Omit every picture and return the rest of the data unaltered.
▬▬▬▬▬▬
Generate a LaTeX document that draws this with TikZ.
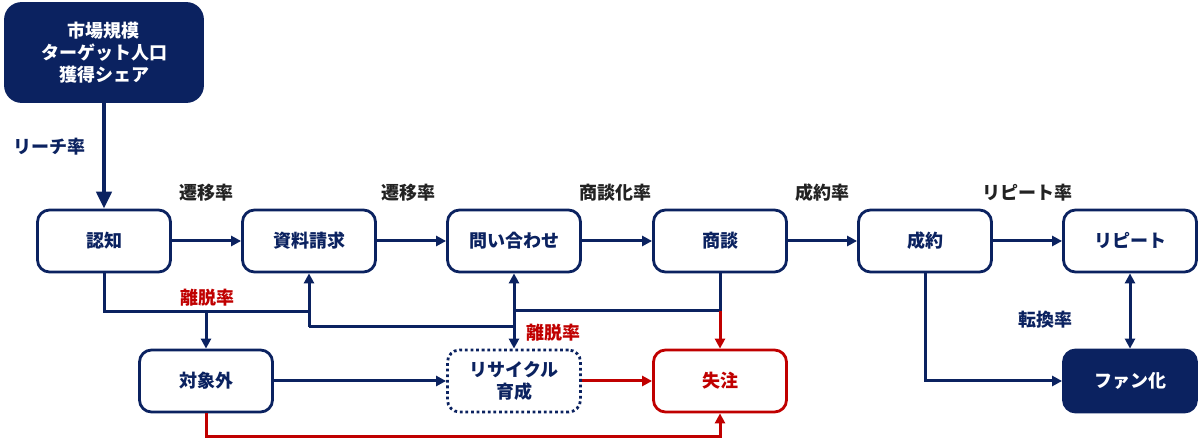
\documentclass[tikz,border=0pt]{standalone}
\usepackage{fontspec}
\setmainfont{Noto Sans CJK JP}
\usetikzlibrary{arrows.meta}
\definecolor{navy}{HTML}{0B2260}
\definecolor{myred}{HTML}{C00000}
\definecolor{lbl}{HTML}{222222}
\begin{document}
\begin{tikzpicture}[x=1pt,y=-1pt,
  box/.style={draw=navy,line width=2.8pt,rounded corners=12pt,minimum width=133pt,minimum height=62pt,inner sep=0pt,align=center,text=navy,font=\fontsize{18}{22}\selectfont\bfseries,fill=white},
  darkbox/.style={box,fill=navy,text=white},
  redbox/.style={box,draw=myred,text=myred},
  dotbox/.style={box,dash pattern=on 2.8pt off 2.8pt},
  conn/.style={draw=navy,line width=3pt},
  arr/.style={conn,-{Triangle[length=10pt,width=10pt]}},
  darr/.style={conn,{Triangle[length=10pt,width=10pt]}-{Triangle[length=10pt,width=10pt]}},
  redarr/.style={draw=myred,line width=3pt,-{Triangle[length=10pt,width=10pt]}},
  bigarr/.style={draw=navy,line width=4.5pt,-{Triangle[length=17pt,width=15pt]}},
  lab/.style={font=\fontsize{18}{22}\selectfont\bfseries,text=lbl,inner sep=0pt},
  navylab/.style={lab,text=navy},
  redlab/.style={lab,text=myred}
]
\useasboundingbox (0,0) rectangle (1200,438);
% nodes
\node[darkbox,minimum width=197pt,minimum height=98pt,rounded corners=16pt] (top) at (104,52.5) {市場規模\\ターゲット人口\\獲得シェア};
\node[box] (ninchi) at (104,241) {認知};
\node[box] (shiryo) at (309,241) {資料請求};
\node[box] (toi) at (514,241) {問い合わせ};
\node[box] (shodan) at (720,241) {商談};
\node[box] (seiyaku) at (925,241) {成約};
\node[box] (rep) at (1130,241) {リピート};
\node[box] (taisho) at (206,381) {対象外};
\node[dotbox] (recyc) at (514,381) {リサイクル\\育成};
\node[redbox] (shittyu) at (720,381) {失注};
\node[darkbox] (fan) at (1130,381) {ファン化};
% labels
\node[navylab] (l1) at (49,147) {リーチ率};
\node[lab] (l2) at (206,193) {遷移率};
\node[lab] (l3) at (408,193) {遷移率};
\node[lab] (l4) at (615,193) {商談化率};
\node[lab] (l5) at (822,193) {成約率};
\node[lab] (l6) at (1027,193) {リピート率};
\node[redlab] (l7) at (207,298) {離脱率};
\node[redlab] (l8) at (553,333) {離脱率};
\node[navylab] (l9) at (1045,320) {転換率};
% coordinates
\coordinate (j1) at (206,312);
\coordinate (j2) at (309,327);
\coordinate (j3) at (514,311);
% connectors
\draw[bigarr] (top.south) -- (ninchi.north);
\draw[arr] (ninchi.east) -- (shiryo.west);
\draw[arr] (shiryo.east) -- (toi.west);
\draw[arr] (toi.east) -- (shodan.west);
\draw[arr] (shodan.east) -- (seiyaku.west);
\draw[arr] (seiyaku.east) -- (rep.west);
\draw[conn] (ninchi.south) |- (shiryo.south |- j1);
\draw[arr] (j1) -- (taisho.north);
\draw[arr] (j2) -- (shiryo.south);
\draw[conn] (j2) -- (toi.south |- j2);
\draw[conn] (shodan.south) |- (j3);
\draw[arr] (j3) -- (toi.south);
\draw[arr] (j3) -- (recyc.north);
\draw[redarr] (shodan.south |- j3) -- (shittyu.north);
\draw[arr] (taisho.east) -- (recyc.west);
\draw[redarr] (recyc.east) -- (shittyu.west);
\draw[redarr] (taisho.south) -- ++(0,23) -| (shittyu.south);
\draw[arr] (seiyaku.south) |- (fan.west);
\draw[darr] (rep.south) -- (fan.north);
\end{tikzpicture}
\end{document}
▬▬▬▬▬▬
(Reply)
Generate a LaTeX document that draws this with TikZ.
\documentclass[tikz,border=0pt]{standalone}
\usepackage{fontspec}
\setmainfont{Noto Sans CJK JP}
\usetikzlibrary{arrows.meta}
\definecolor{navy}{HTML}{0B2260}
\definecolor{myred}{HTML}{C00000}
\definecolor{lbl}{HTML}{222222}
\begin{document}
\begin{tikzpicture}[x=1pt,y=-1pt,
  box/.style={draw=navy,line width=2.8pt,rounded corners=12pt,minimum width=133pt,minimum height=62pt,inner sep=0pt,align=center,text=navy,font=\fontsize{18}{22}\selectfont\bfseries,fill=white},
  darkbox/.style={box,fill=navy,text=white},
  redbox/.style={box,draw=myred,text=myred},
  dotbox/.style={box,dash pattern=on 2.8pt off 2.8pt},
  conn/.style={draw=navy,line width=3pt},
  arr/.style={conn,-{Triangle[length=10pt,width=10pt]}},
  darr/.style={conn,{Triangle[length=10pt,width=10pt]}-{Triangle[length=10pt,width=10pt]}},
  redarr/.style={draw=myred,line width=3pt,-{Triangle[length=10pt,width=10pt]}},
  bigarr/.style={draw=navy,line width=4.5pt,-{Triangle[length=17pt,width=15pt]}},
  lab/.style={font=\fontsize{18}{22}\selectfont\bfseries,text=lbl,inner sep=0pt},
  navylab/.style={lab,text=navy},
  redlab/.style={lab,text=myred}
]
\useasboundingbox (0,0) rectangle (1200,438);
% nodes
\node[darkbox,minimum width=197pt,minimum height=98pt,rounded corners=16pt] (top) at (104,52.5) {市場規模\\ターゲット人口\\獲得シェア};
\node[box] (ninchi) at (104,241) {認知};
\node[box] (shiryo) at (309,241) {資料請求};
\node[box] (toi) at (514,241) {問い合わせ};
\node[box] (shodan) at (720,241) {商談};
\node[box] (seiyaku) at (925,241) {成約};
\node[box] (rep) at (1130,241) {リピート};
\node[box] (taisho) at (206,381) {対象外};
\node[dotbox] (recyc) at (514,381) {リサイクル\\育成};
\node[redbox] (shittyu) at (720,381) {失注};
\node[darkbox] (fan) at (1130,381) {ファン化};
% labels
\node[navylab] (l1) at (49,147) {リーチ率};
\node[lab] (l2) at (206,193) {遷移率};
\node[lab] (l3) at (408,193) {遷移率};
\node[lab] (l4) at (615,193) {商談化率};
\node[lab] (l5) at (822,193) {成約率};
\node[lab] (l6) at (1027,193) {リピート率};
\node[redlab] (l7) at (207,298) {離脱率};
\node[redlab] (l8) at (553,333) {離脱率};
\node[navylab] (l9) at (1045,320) {転換率};
% coordinates
\coordinate (j1) at (206,312);
\coordinate (j2) at (309,327);
\coordinate (j3) at (514,311);
% connectors
\draw[bigarr] (top.south) -- (ninchi.north);
\draw[arr] (ninchi.east) -- (shiryo.west);
\draw[arr] (shiryo.east) -- (toi.west);
\draw[arr] (toi.east) -- (shodan.west);
\draw[arr] (shodan.east) -- (seiyaku.west);
\draw[arr] (seiyaku.east) -- (rep.west);
\draw[conn] (ninchi.south) |- (shiryo.south |- j1);
\draw[arr] (j1) -- (taisho.north);
\draw[arr] (j2) -- (shiryo.south);
\draw[conn] (j2) -- (toi.south |- j2);
\draw[conn] (shodan.south) |- (j3);
\draw[arr] (j3) -- (toi.south);
\draw[arr] (j3) -- (recyc.north);
\draw[redarr] (shodan.south |- j3) -- (shittyu.north);
\draw[arr] (taisho.east) -- (recyc.west);
\draw[redarr] (recyc.east) -- (shittyu.west);
\draw[redarr] (taisho.south) -- ++(0,23) -| (shittyu.south);
\draw[arr] (seiyaku.south) |- (fan.west);
\draw[darr] (rep.south) -- (fan.north);
\end{tikzpicture}
\end{document}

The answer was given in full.